B. Kazanç Müsaderesi ise işlenen suçta elde edilen menfaat sağlama durumu devreye girecektir. Burada Genel kural bir suçun kazanç elde etme müessesesi olarak kabul edilemeyeceği ve kişinin işlediği suçun neticesinde nitelik bakımından cezasını çekmesidir. Kazanç müsaderesinde konu olabilecek belli başlı suçlar; kaçakçılık, ihaleye fesat karıştırma, uyuşturucu veya uyarıcı madde ticareti yapma ve dolandırıcılık olarak sıralayabiliriz. Bu suçlar bakımından işlenen suçların neticesinde elde edilen maddi menfaat unsuru devlete intikal edecektir. Örneğin kaçakçılık suçuna konu olan bir eşyadan elde edilen bir maddi kazancın suçu işleyen kişiden geri alınması. Kazanç müsaderesi kanundan aldığı bu gücü suç işlemeye elverişli olabilecek insanlarda ciddi derecede caydırıcılık oluşturmaktadır. Yine belirtmekte fayda var ki; kanun koyucu müsadere müessesesinin uygulamasında her zaman iyiniyetli 3. Kişileri koruma altına almıştır.

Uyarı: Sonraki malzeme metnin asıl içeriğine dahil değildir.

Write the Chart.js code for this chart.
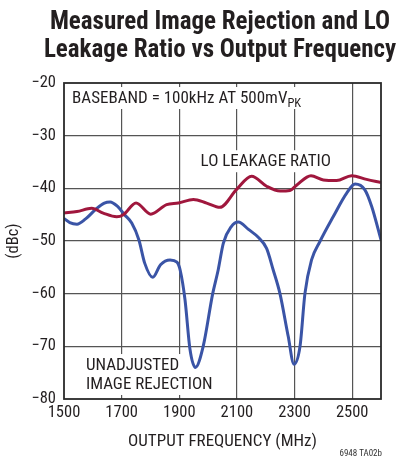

Müsadere tedbirinde bir diğer dikkat edilmesi gereken husus orantılılık ilkesidir. Suçta kullanılan eşyanın işlenen suçun vasıf ve niteliklerine kıyaslandığında daha ağır sonuçlar doğuruyorsa suç konusu eşyanın müsaderesine hükmedilmesi kanuna açıkça aykırılık teşkil edecektir.